Existe algo recorrente na Internet, desde que a escrita se popularizou nas mídias sociais, que é a crítica – mordaz e preconceituosa – com os erros cometidos por quem se expressa em português. Hoje mesmo uma senhora perguntava “Por que está geração tem tanta dificuldade de se expressar em português?” criticando as falhas gramaticais das mensagens recebidas em um debate.
Bem, em verdade eu creio que as pessoas não tem dificuldade para se expressar em língua portuguesa, tanto é que não é difícil – via de regra – entender o que está escrito. O que as pessoas não conseguem – ou não desejam – é se expressar através daquilo que denominamos “norma culta”, o português “clássico”, que adota a rigidez das construções gramaticais e ortográficas e obedece as suas regras de concordância verbal e nominal. A questão é que, escrever de forma “não culta” não é “errado”, pois este é um conceito equivocado quando tratamos de organismos vivos e mutantes – como as línguas.
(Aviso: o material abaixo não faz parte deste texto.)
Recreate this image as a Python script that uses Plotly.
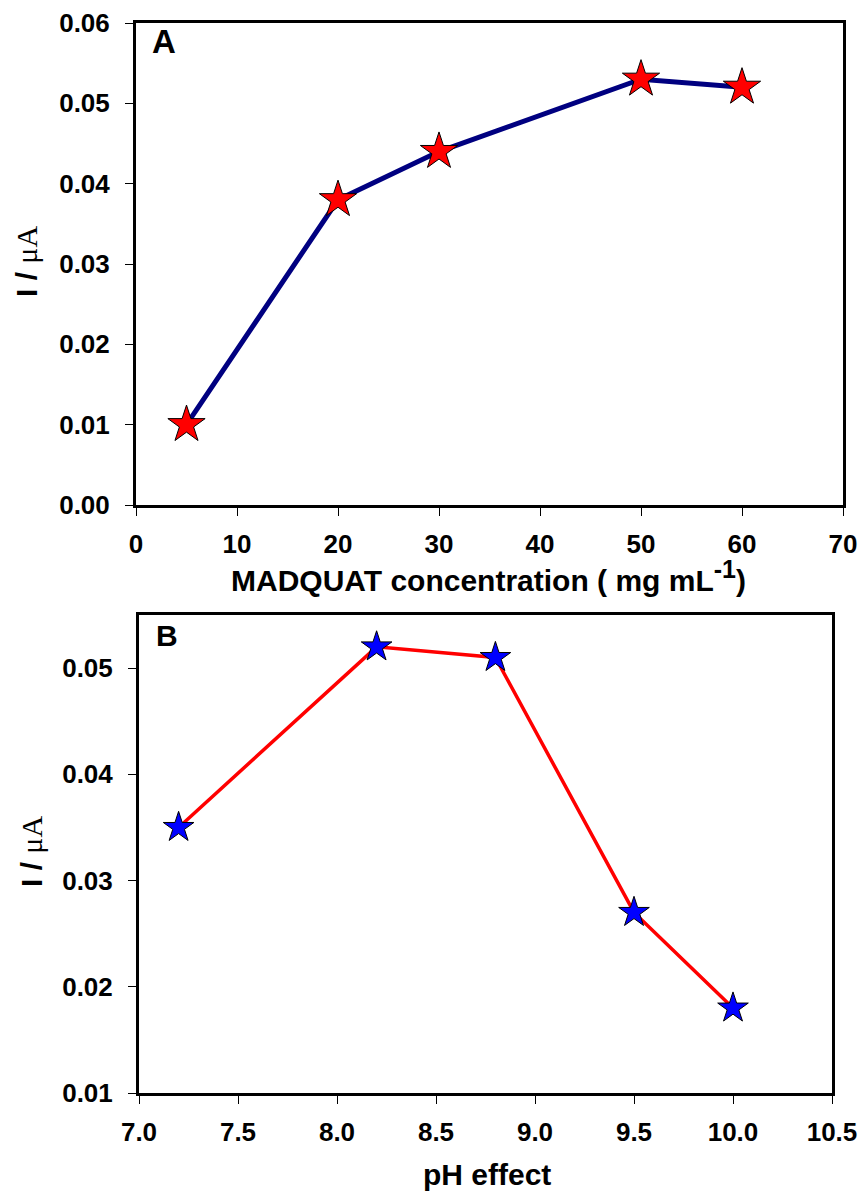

Veja, não seria justo dizer que “uma cobra é um animal errado por não ter pernas”, porque apesar de não ter pernas as cobras são adaptadas perfeitamente ao seu meio ambiente. E essa adaptação é o que conta…
Desta forma, ao falar ou escrever não existe “erro”, mas pode existir “inadequação”, pois este conceito tem a ver com os contextos e as circunstâncias. Como exemplo, não cabe escrever em uma dissertação de mestrado “quando tu vim aqui“, mas é aceitável falar assim em uma conversa de boteco. O sentido da língua é a conexão entre os sujeitos, que precisa de um mensageiro (quem fala), um receptor (quem ouve ou lê) e um meio comum a ambos (o idioma). Se estas etapas são respeitadas a vinculação à norma culta é secundária, e por vezes desnecessária.
A questão é que esta adesão à linguagem mais sofisticada produz a exposição da divisão de classes. Se você falar “a gente fomos na praia” fica evidente que sua classe social é mais baixa e é exatamente isso que produz rejeição, e não o bom ou mau uso da língua. O modo como falamos funciona como os dentes incisivos: se você não os têm demonstra onde se situa na hierarquia das castas sociais; se você não fala como a burguesia expõe a todos que não se insere nela, e está relacionado(a) ao proletariado.
Na internet esta correção ostensiva da forma de escrever é reservada aos “grammar nazis”. Se querem um conselho, não se juntem a eles. Não é um lugar legal.